Practically speaking, all other diminished seventh chords are derived from the above. For example, D, F, Ab and Cb would have been the next diminished chord in the above list, had I continued with a fourth example. However, D, F, Ab and Cb contain the same notes as B, D, F and Ab (the first chord in the list above). The only difference is the order in which the notes appear and the spelling of one of the notes (i.e. B and Cb are the same note on a piano).

So why state a comprehensive listing of twelve diminished seventh chords below. It is precisely because of the spelling of the notes that we have the more comprehensive list. The ways that notes are spelled out indicate which key we are in during a composition. From a theoretical standpoint, this knowledge is invaluable. Here is a more comprehensive listing of twelve different diminished seventh chords (all spelled differently):

B, D, F and Ab

B#, D#, F# and A

C#, E, G and Bb

D, F, Ab and Cb

D#, F#, A and C

E, G, Bb and Db

E#, G#, B and D

F#, A, C and Eb

Fx, A#, C# and E

G#, B, D and F

A, C, Eb and Gb

A#, C#, E and G

Examples one through twelve above belong to the following minor keys respectively: C, C#, D, Eb, E, F, F#, G, G#, A, Bb and B. As a composer, knowing what key you are writing in is a necessity.

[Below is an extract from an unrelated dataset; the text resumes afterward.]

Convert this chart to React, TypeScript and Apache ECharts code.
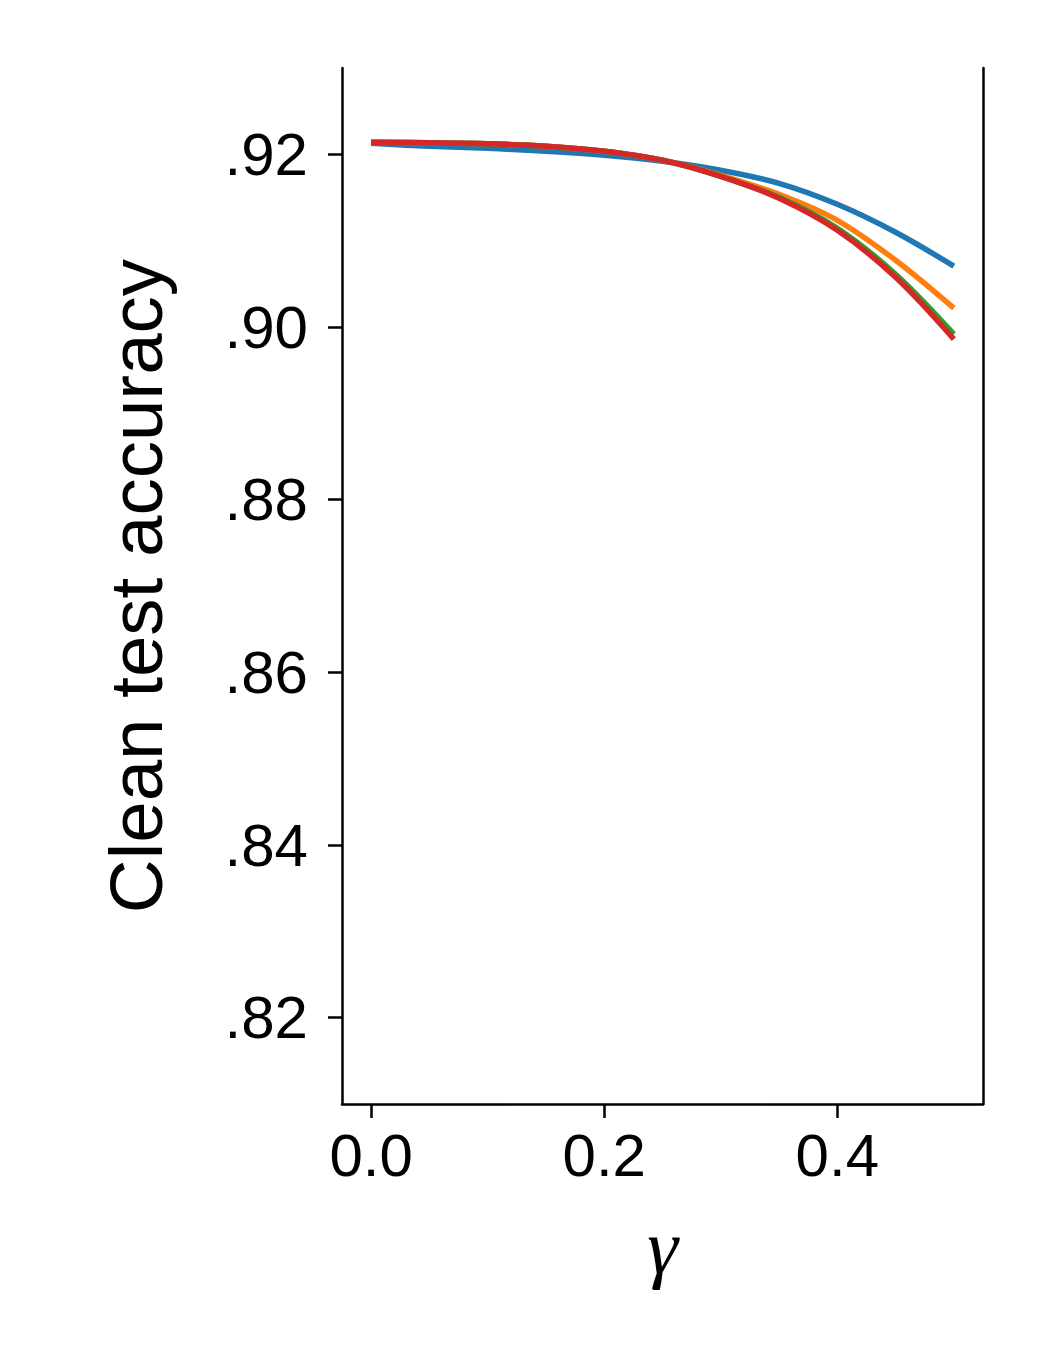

As a pianist, the more insight you have into a composition that you are performing, the more depth you can give to your interpretation.

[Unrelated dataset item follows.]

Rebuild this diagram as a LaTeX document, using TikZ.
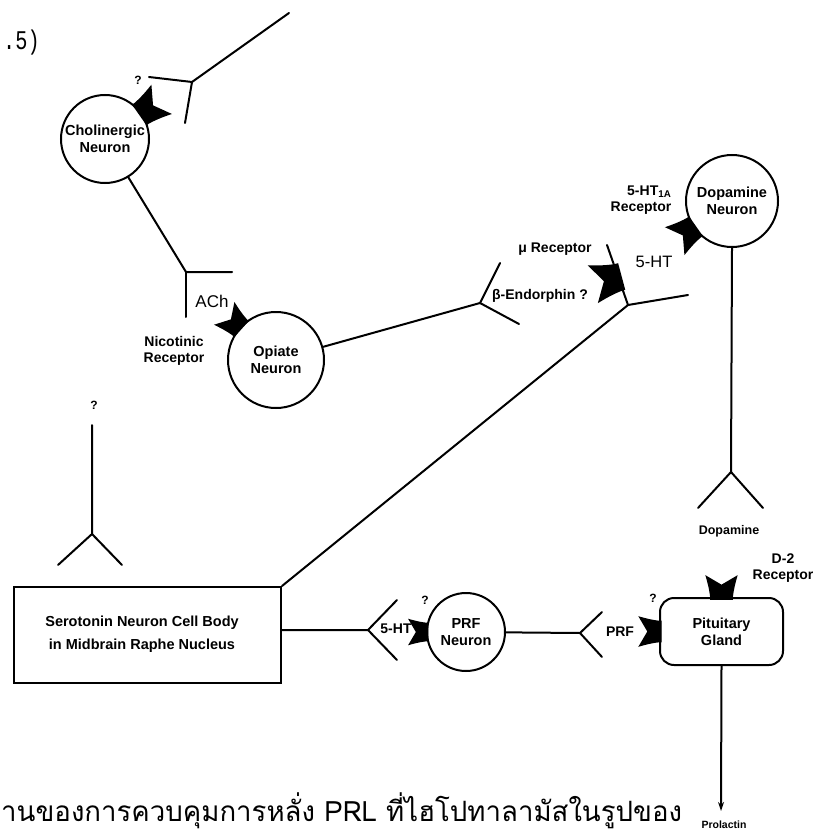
\documentclass[tikz,border=0pt]{standalone}
\usepackage{fontspec}
\setmainfont{Liberation Sans}
\newfontfamily\thaifont[Script=Thai]{Loma}
\newfontfamily\twfont{Liberation Mono}
\usetikzlibrary{arrows.meta,calc}
\tikzset{
  ln/.style={line width=2pt, line cap=round},
  neuron/.style={circle, draw, line width=2pt, align=center, inner sep=0pt,
    font=\fontsize{14.5}{17.5}\selectfont\bfseries},
  gland/.style={rectangle, draw, line width=2pt, align=center, inner sep=0pt,
    font=\fontsize{14.5}{17}\selectfont\bfseries},
  lab/.style={align=center, inner sep=0pt, font=\fontsize{14}{15.5}\selectfont\bfseries},
  small/.style={align=center, inner sep=0pt, font=\fontsize{12.5}{14}\selectfont\bfseries},
  big/.style={inner sep=0pt, font=\fontsize{16.5}{19}\selectfont},
  qm/.style={inner sep=0pt, font=\fontsize{12}{14}\selectfont\bfseries},
  rec/.pic={\fill (-3,-12) -- (0,-12) .. controls (9,-13) and (16,-15) .. (23,-17)
      .. controls (18,-8) .. (13,0) .. controls (18,8) .. (23,17)
      .. controls (16,15) and (9,13) .. (0,12) -- (-3,12) -- cycle;}
}
\begin{document}
\begin{tikzpicture}[x=1pt,y=-1pt]
\useasboundingbox (0,0) rectangle (824,834);
\fill[white] (0,0) rectangle (824,834);

% nodes
\node[neuron, minimum size=88pt] (chol) at (105,139) {Cholinergic\\Neuron};
\node[neuron, minimum size=96pt] (opi) at (276,360) {Opiate\\Neuron};
\node[neuron, minimum size=92pt] (dop) at (732,201) {Dopamine\\Neuron};
\node[neuron, minimum size=78pt] (prf) at (466,632) {PRF\\Neuron};
\node[gland, rounded corners=14pt, minimum width=123pt, minimum height=67pt] (pit) at (721.5,631.5) {Pituitary\\Gland};
\node[rectangle, draw, line width=2pt, minimum width=267pt, minimum height=96pt, inner sep=0pt] (sero) at (147.5,635) {};
\node[align=center, inner sep=0pt, font=\fontsize{14.5}{23}\selectfont\bfseries] (serotxt) at (142,634) {Serotonin Neuron Cell Body\\in Midbrain Raphe Nucleus};

% coordinates
\coordinate (A1) at (289,13);
\coordinate (J1) at (192,82);
\coordinate (B1a) at (149,77);
\coordinate (B1b) at (185,123);
\coordinate (J2) at (186,272);
\coordinate (B2a) at (232,272);
\coordinate (B2b) at (186,317);
\coordinate (J3) at (480,303);
\coordinate (B3a) at (500,263);
\coordinate (B3b) at (519,324);
\coordinate (J4) at (628,305);
\coordinate (B4a) at (607,245);
\coordinate (B4b) at (688,295);
\coordinate (J5) at (731,472);
\coordinate (B5a) at (698,508);
\coordinate (B5b) at (763,508);
\coordinate (J6) at (368,630);
\coordinate (B6a) at (397,600);
\coordinate (B6b) at (397,660);
\coordinate (J7) at (580,633);
\coordinate (B7a) at (602,612);
\coordinate (B7b) at (602,657);
\coordinate (T8) at (92,425);
\coordinate (J8) at (92,534);
\coordinate (B8a) at (58,565);
\coordinate (B8b) at (122,565);
\coordinate (P9) at (721,811);

% connectors
\draw[ln] (A1) -- (J1) -- (B1a);
\draw[ln] (J1) -- (B1b);
\draw[ln] (chol) -- (J2) -- (B2a);
\draw[ln] (J2) -- (B2b);
\draw[ln] (opi) -- (J3) -- (B3a);
\draw[ln] (J3) -- (B3b);
\draw[ln] (sero.north east) -- (J4) -- (B4a);
\draw[ln] (J4) -- (B4b);
\draw[ln] (dop.south) -- (J5) -- (B5a);
\draw[ln] (J5) -- (B5b);
\draw[ln] (J6 -| sero.east) -- (J6) -- (B6a);
\draw[ln] (J6) -- (B6b);
\draw[ln] (prf) -- (J7) -- (B7a);
\draw[ln] (J7) -- (B7b);
\draw[ln] (T8) -- (J8) -- (B8a);
\draw[ln] (J8) -- (B8b);
\draw[ln, -{Stealth[length=9pt,width=6pt]}] (pit.south) -- (P9);

% receptors
\pic[rotate=35, scale=1.05] at (chol.35) {rec};
\pic[rotate=138, scale=0.9] at (opi.138) {rec};
\pic[rotate=215] at (dop.215) {rec};
\pic[rotate=195, scale=1.15] at ($(J4)!0.46!(B4a)$) {rec};
\pic[rotate=90, scale=0.95] at (pit.north) {rec};
\pic[rotate=180, scale=0.9] at (pit.west) {rec};
\pic[rotate=180, scale=0.78] at (prf.west) {rec};

% labels
\node[qm] (q1) at (138,80) {?};
\node[big, font=\fontsize{17}{19}\selectfont] (ach) at (212,301) {ACh};
\node[lab] (nic) at (174,351) {Nicotinic\\Receptor};
\node[qm] (q2) at (94,405) {?};
\node[lab] (mu) at (555,249) {μ Receptor};
\node[lab] (beta) at (540,296) {β-Endorphin ?};
\node[big] (sht) at (654,262) {5-HT};
\node[lab, align=right] (sht1a) at (641,200) {5-HT\textsubscript{1A}\\Receptor};
\node[small] (dopl) at (729,531) {Dopamine};
\node[lab] (d2) at (783,568) {D-2\\Receptor};
\node[qm] (q3) at (653,598) {?};
\node[lab] (prfl) at (620,632) {PRF};
\node[qm] (q4) at (425,600) {?};
\node[lab, font=\fontsize{14}{16}\selectfont\bfseries] (shtb) at (396,629) {5-HT};
\node[inner sep=0pt, font=\fontsize{10.5}{12}\selectfont\bfseries] (prl) at (724,825) {Prolactin};

% typewritten text
\node[anchor=base west, inner sep=0pt] (pg) at (3,50) {\scalebox{0.75}[1]{\twfont\fontsize{27}{30}\selectfont .5)}};
\node[anchor=base west, inner sep=0pt] (cap) at (1,821) {\scalebox{0.985}[1]{\thaifont\fontsize{28}{32}\selectfont านของการควบคุมการหลั่ง PRL ที่ไฮโปทาลามัสในรูปของ}};
\end{tikzpicture}
\end{document}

Here is a fascinating observation involving diminished seventh chords. If you take, for example, a diminished seventh chord of C minor (B, D, F and Ab), you can create four different dominant seventh chords by simply lowering any one of the notes in the chord by a semitone (a half step).

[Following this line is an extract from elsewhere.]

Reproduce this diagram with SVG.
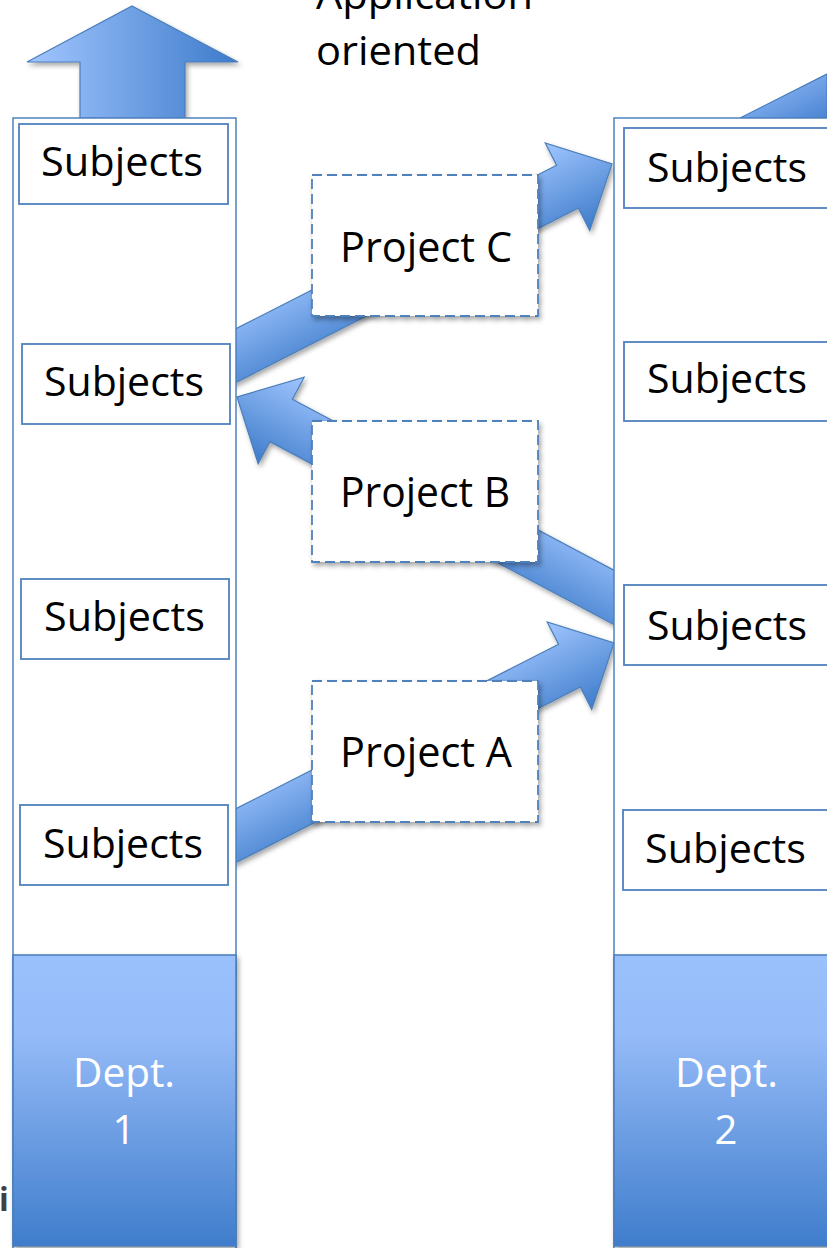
<svg xmlns="http://www.w3.org/2000/svg" width="827" height="1248" viewBox="0 0 827 1248">
  <defs>
    <style>
      .col { fill: #ffffff; stroke: #4f81bd; stroke-width: 1.5; }
      .subj { fill: #ffffff; stroke: #4f81bd; stroke-width: 1.8; }
      .proj { fill: #ffffff; stroke: #4f81bd; stroke-width: 1.8; stroke-dasharray: 10 5; }
      .dept { fill: url(#deptGrad); stroke: #4a7ebb; stroke-width: 1.5; }
      .arrow { fill: url(#arrowGrad); stroke: #4a7ebb; stroke-width: 1.2; }
      .t { font-family: "Open Sans", "Noto Sans", "Liberation Sans", sans-serif; font-size: 40px; fill: #000000; }
      .tp { font-family: "Open Sans", "Noto Sans", "Liberation Sans", sans-serif; font-size: 42px; fill: #000000; }
      .tw { font-family: "Open Sans", "Noto Sans", "Liberation Sans", sans-serif; font-size: 40px; fill: #ffffff; }
    </style>
    <linearGradient id="arrowGrad" x1="0" y1="0" x2="0" y2="1">
      <stop offset="0" stop-color="#a0c5ff"/>
      <stop offset="1" stop-color="#3e7cca"/>
    </linearGradient>
    <linearGradient id="upGrad" x1="0" y1="0" x2="1" y2="0">
      <stop offset="0" stop-color="#a2c6ff"/>
      <stop offset="1" stop-color="#3d7bca"/>
    </linearGradient>
    <linearGradient id="diagGrad" x1="0" y1="0" x2="1" y2="1">
      <stop offset="0" stop-color="#a0c5ff"/>
      <stop offset="1" stop-color="#4a84d2"/>
    </linearGradient>
    <linearGradient id="deptGrad" x1="0" y1="0" x2="0" y2="1">
      <stop offset="0" stop-color="#9bc1fd"/>
      <stop offset="0.28" stop-color="#94baf7"/>
      <stop offset="1" stop-color="#3f7dcc"/>
    </linearGradient>
    <filter id="shadow" x="-10%" y="-10%" width="130%" height="130%">
      <feDropShadow dx="2" dy="3" stdDeviation="2.5" flood-color="#000000" flood-opacity="0.35"/>
    </filter>
    <clipPath id="between">
      <rect x="236" y="0" width="378" height="1248"/>
    </clipPath>
    <polygon id="blockArrow" points="-520,-24 -50,-24 -50,-49 0,0 -50,49 -50,24 -520,24"/>
  </defs>

  <rect width="827" height="1248" fill="#ffffff"/>

  <!-- stray text partly hidden behind the first department -->
  <text x="-1" y="1211" font-family="Open Sans, Noto Sans, sans-serif" font-weight="bold" font-size="32" fill="#404040">i</text>

  <!-- heading -->
  <g id="heading">
    <text x="247" y="9" font-family="Open Sans, Noto Sans, sans-serif" font-size="40" fill="#8a8a8a">•</text>
    <text class="t" x="316" y="9" textLength="217" lengthAdjust="spacingAndGlyphs">Application</text>
    <text class="t" x="316" y="65" textLength="165" lengthAdjust="spacingAndGlyphs">oriented</text>
  </g>

  <!-- project flows between the departments -->
  <g id="connectors">
    <g clip-path="url(#between)">
      <g filter="url(#shadow)">
        <use href="#blockArrow" class="arrow" transform="translate(612,164) rotate(-27)"/>
      </g>
      <g filter="url(#shadow)">
        <use href="#blockArrow" class="arrow" transform="translate(237,397) rotate(208) scale(1,-1)"/>
      </g>
      <g filter="url(#shadow)">
        <use href="#blockArrow" class="arrow" transform="translate(614,643) rotate(-27)"/>
      </g>
    </g>
    <!-- upward arrow leaving department 1 -->
    <g filter="url(#shadow)">
      <polygon points="132,6 238,62 185,62 185,118 80,118 80,62 27,62" fill="url(#upGrad)" stroke="#4a7ebb" stroke-width="1.2"/>
    </g>
    <!-- arrow leaving department 2 -->
    <polygon points="740,118 827,74 827,118" fill="url(#diagGrad)" stroke="#4a7ebb" stroke-width="1.2"/>
  </g>

  <!-- department 1 -->
  <g id="dept1">
    <rect class="col" x="13" y="118" width="223" height="1140"/>
    <rect class="subj" x="19" y="124" width="209" height="80"/>
    <text class="t" x="41" y="176" textLength="162" lengthAdjust="spacingAndGlyphs">Subjects</text>
    <rect class="subj" x="22" y="344" width="208" height="80"/>
    <text class="t" x="44" y="396" textLength="160" lengthAdjust="spacingAndGlyphs">Subjects</text>
    <rect class="subj" x="21" y="579" width="208" height="80"/>
    <text class="t" x="44" y="631" textLength="161" lengthAdjust="spacingAndGlyphs">Subjects</text>
    <rect class="subj" x="20" y="805" width="208" height="80"/>
    <text class="t" x="43" y="858" textLength="160" lengthAdjust="spacingAndGlyphs">Subjects</text>
    <g filter="url(#shadow)">
      <rect class="dept" x="13" y="955" width="223" height="291"/>
    </g>
    <text class="tw" x="73" y="1087" textLength="102" lengthAdjust="spacingAndGlyphs">Dept.</text>
    <text class="tw" x="124" y="1144" text-anchor="middle">1</text>
  </g>

  <!-- department 2 -->
  <g id="dept2">
    <rect class="col" x="614" y="118" width="223" height="1140"/>
    <rect class="subj" x="624" y="128" width="208" height="80"/>
    <text class="t" x="647" y="182" textLength="160" lengthAdjust="spacingAndGlyphs">Subjects</text>
    <rect class="subj" x="624" y="342" width="208" height="79"/>
    <text class="t" x="647" y="393" textLength="160" lengthAdjust="spacingAndGlyphs">Subjects</text>
    <rect class="subj" x="624" y="585" width="208" height="80"/>
    <text class="t" x="647" y="640" textLength="160" lengthAdjust="spacingAndGlyphs">Subjects</text>
    <rect class="subj" x="623" y="810" width="208" height="80"/>
    <text class="t" x="645" y="863" textLength="161" lengthAdjust="spacingAndGlyphs">Subjects</text>
    <g filter="url(#shadow)">
      <rect class="dept" x="614" y="955" width="223" height="291"/>
    </g>
    <text class="tw" x="675" y="1087" textLength="103" lengthAdjust="spacingAndGlyphs">Dept.</text>
    <text class="tw" x="726" y="1144" text-anchor="middle">2</text>
  </g>

  <!-- projects -->
  <g id="projectC">
    <rect class="proj" x="312" y="175" width="226" height="141" filter="url(#shadow)"/>
    <text class="tp" x="340" y="262" textLength="172" lengthAdjust="spacingAndGlyphs">Project C</text>
  </g>
  <g id="projectB">
    <rect class="proj" x="312" y="421" width="226" height="141" filter="url(#shadow)"/>
    <text class="tp" x="340" y="507" textLength="170" lengthAdjust="spacingAndGlyphs">Project B</text>
  </g>
  <g id="projectA">
    <rect class="proj" x="312" y="681" width="226" height="141" filter="url(#shadow)"/>
    <text class="tp" x="340" y="767" textLength="172" lengthAdjust="spacingAndGlyphs">Project A</text>
  </g>
</svg>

As a demonstration, if we lower the top note as such: B, D, F and G, then we have a dominant seventh chord of C major and a potential modulation to the tonic major of your original key. In plain English, that means that we can easily change keys from C minor to C major.

Using this system, the diminished seventh opens up the possibility of four different, quick modulations, making this chord a powerful tool in the hands of a skilled composer or piano improviser.